The debated cuts, about $23 billion, represent an effort by a Congressional supercommittee to trim nearly $2 trillion from the federal budget. The budget reductions, a part of last summer’s debt ceiling negotiations, need to be agreed up by the end of November, giving Congress only a few weeks to agree to massive and painful budget cuts.
A Congressional plan supported by Democrats Dick Durbin and Sherrod Brown and Republicans Dick Lugar and John Thune, would consolidate several subsidy programs, eliminating direct payment programs, into a single revenue protection program. Farmers would receive federal aid only when prices drop below an agreed upon level, guaranteeing a baseline income for American farmers.
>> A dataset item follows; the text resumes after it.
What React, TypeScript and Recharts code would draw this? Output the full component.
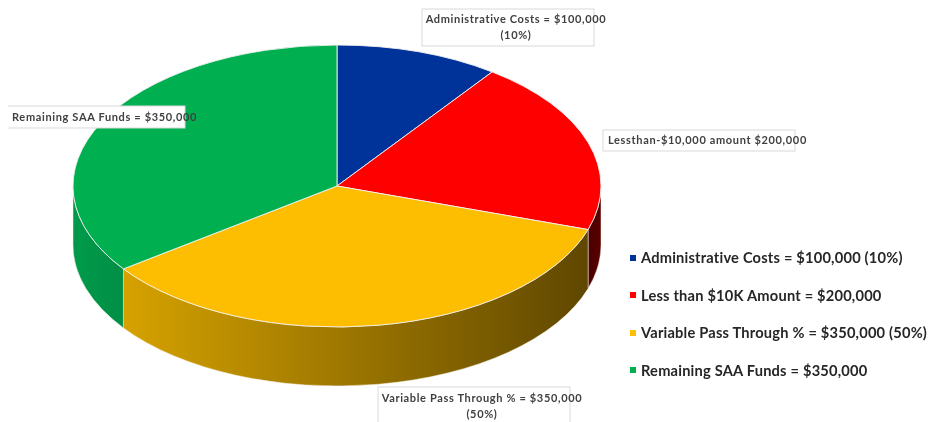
import React from 'react';
import { PieChart, Pie, Legend } from 'recharts';

const categories = ['Administrative Costs', 'Less than $10K Amount', 'Variable Pass Through %', 'Remaining SAA Funds'];
const amounts = [100000, 200000, 350000, 350000];
const colors = ['#003399', '#ff0000', '#fdbd00', '#00b050'];
const legendLabels = [
  'Administrative Costs = $100,000 (10%)',
  'Less than $10K Amount = $200,000',
  'Variable Pass Through % = $350,000 (50%)',
  'Remaining SAA Funds = $350,000',
];
const calloutLines = [
  ['Administrative Costs = $100,000', '(10%)'],
  ['Lessthan-$10,000 amount $200,000'],
  ['Variable Pass Through % = $350,000', '(50%)'],
  ['Remaining SAA Funds = $350,000'],
];
const data = categories.map((name, i) => ({ name, value: amounts[i], fill: colors[i] }));

const CX = 337;
const CY = 186;
const RX = 264;
const RY = 141;
const DEPTH = 59;
const FONT = 'Lato, "Open Sans", sans-serif';
const SOFT = 'blur(0.45px)';

const boxes = [
  { x: 422, y: 9, w: 172, h: 37, tx: 516, ty: 23, align: 'middle' },
  { x: 603, y: 130, w: 192, h: 21, tx: 608, ty: 144, align: 'start' },
  { x: 378, y: 387, w: 192, h: 40, tx: 482, ty: 402, align: 'middle' },
  { x: 7, y: 106, w: 178, h: 22, tx: 12, ty: 121, align: 'start' },
];

const sideStops = [
  ['#001f5c', '#001f5c'],
  ['#4a0000', '#5a0000'],
  ['#d6a200', '#5f4700'],
  ['#009a4a', '#008f45'],
];

const pt = (a: number) => {
  const r = (a * Math.PI) / 180;
  return [CX + RX * Math.sin(r), CY - RY * Math.cos(r)];
};

function Slice(props: any) {
  const { startAngle, endAngle, fill, index, name } = props;
  const i = index ?? categories.indexOf(name);
  const a0 = 90 - startAngle;
  const a1 = 90 - endAngle;
  const [x0, y0] = pt(a0);
  const [x1, y1] = pt(a1);
  const large = a1 - a0 > 180 ? 1 : 0;
  const top = `M${CX},${CY} L${x0},${y0} A${RX},${RY} 0 ${large} 1 ${x1},${y1} Z`;
  const s0 = Math.max(a0, 90);
  const s1 = Math.min(a1, 270);
  let side = null;
  if (s1 > s0) {
    const [p0x, p0y] = pt(s0);
    const [p1x, p1y] = pt(s1);
    const d = `M${p0x},${p0y} A${RX},${RY} 0 0 1 ${p1x},${p1y} L${p1x},${p1y + DEPTH} A${RX},${RY} 0 0 0 ${p0x},${p0y + DEPTH} Z`;
    side = (
      <>
        <defs>
          <linearGradient id={`side-${i}`} x1="0" y1="0" x2="1" y2="0">
            <stop offset="0" stopColor={sideStops[i][0]} />
            <stop offset="1" stopColor={sideStops[i][1]} />
          </linearGradient>
        </defs>
        <path d={d} fill={`url(#side-${i})`} stroke="#f3efe2" strokeWidth={0.5} />
      </>
    );
  }
  return (
    <g>
      {side}
      <path d={top} fill={fill} stroke="#f2f2f2" strokeWidth={0.9} />
    </g>
  );
}

function Callout(props: any) {
  const i = props.index;
  const b = boxes[i];
  return (
    <g>
      <rect x={b.x} y={b.y} width={b.w} height={b.h} fill="#ffffff" stroke="#d9d9d9" strokeWidth={1} />
      <text
        textAnchor={b.align as any}
        fontFamily={FONT}
        fontWeight={700}
        fontSize={11}
        letterSpacing={0.65}
        fill="#404040"
        style={{ filter: SOFT }}
      >
        {calloutLines[i].map((line, n) => (
          <tspan key={n} x={b.tx} y={b.ty + n * 16}>{line}</tspan>
        ))}
      </text>
    </g>
  );
}

function LegendList() {
  return (
    <div style={{ fontFamily: FONT, fontWeight: 700, fontSize: 14.65, letterSpacing: 0.2, color: '#262626', width: 306 }}>
      {legendLabels.map((label, i) => (
        <div key={label} style={{ display: 'flex', alignItems: 'center', height: 37.5, whiteSpace: 'nowrap' }}>
          <span style={{ width: 6, height: 6, background: colors[i], marginRight: 5, display: 'inline-block', flex: 'none', filter: SOFT }} />
          <span style={{ flex: 'none', filter: SOFT }}>{label}</span>
        </div>
      ))}
    </div>
  );
}

export default function App() {
  return (
    <div style={{ margin: '-8px 0 0 -8px', width: 936, height: 422 }}>
      <PieChart width={936} height={422} margin={{ top: 0, right: 0, bottom: 0, left: 0 }}>
        <Pie
          data={data}
          dataKey="value"
          nameKey="name"
          cx={CX}
          cy={CY}
          outerRadius={RX}
          startAngle={90}
          endAngle={-270}
          stroke="none"
          isAnimationActive={false}
          shape={Slice}
          label={Callout}
          labelLine={false}
        />
        <Legend
          content={<LegendList />}
          layout="vertical"
          wrapperStyle={{ position: 'absolute', left: 630, top: 239, width: 306, bottom: 'auto' }}
        />
      </PieChart>
    </div>
  );
}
This consolidation would save nearly $20 billion over the next ten years, according to the Congressional Budget Office, forming the bulk of the $23 billion that the House and Senate agricultural committees have pledged to cut by November 1.
Major farm groups have come out in favor of this consolidation. The American Soybean Association, the National Corn Growers Association, and the National Famers Union have all supported revenue based farm subsidy programs, but have urged Congress to preserve the current crop insurance program in addition to launching this new revenue protection program.
However, some organizations have questioned the final saving that this sort of program will generate. Farm policy analysts at the Cato Institute, for example, point out that many of the savings are budgeted based on current farm price estimates and assume that high prices will continue for the next decade. A drop in farm prices, however, could undo many of the estimated savings.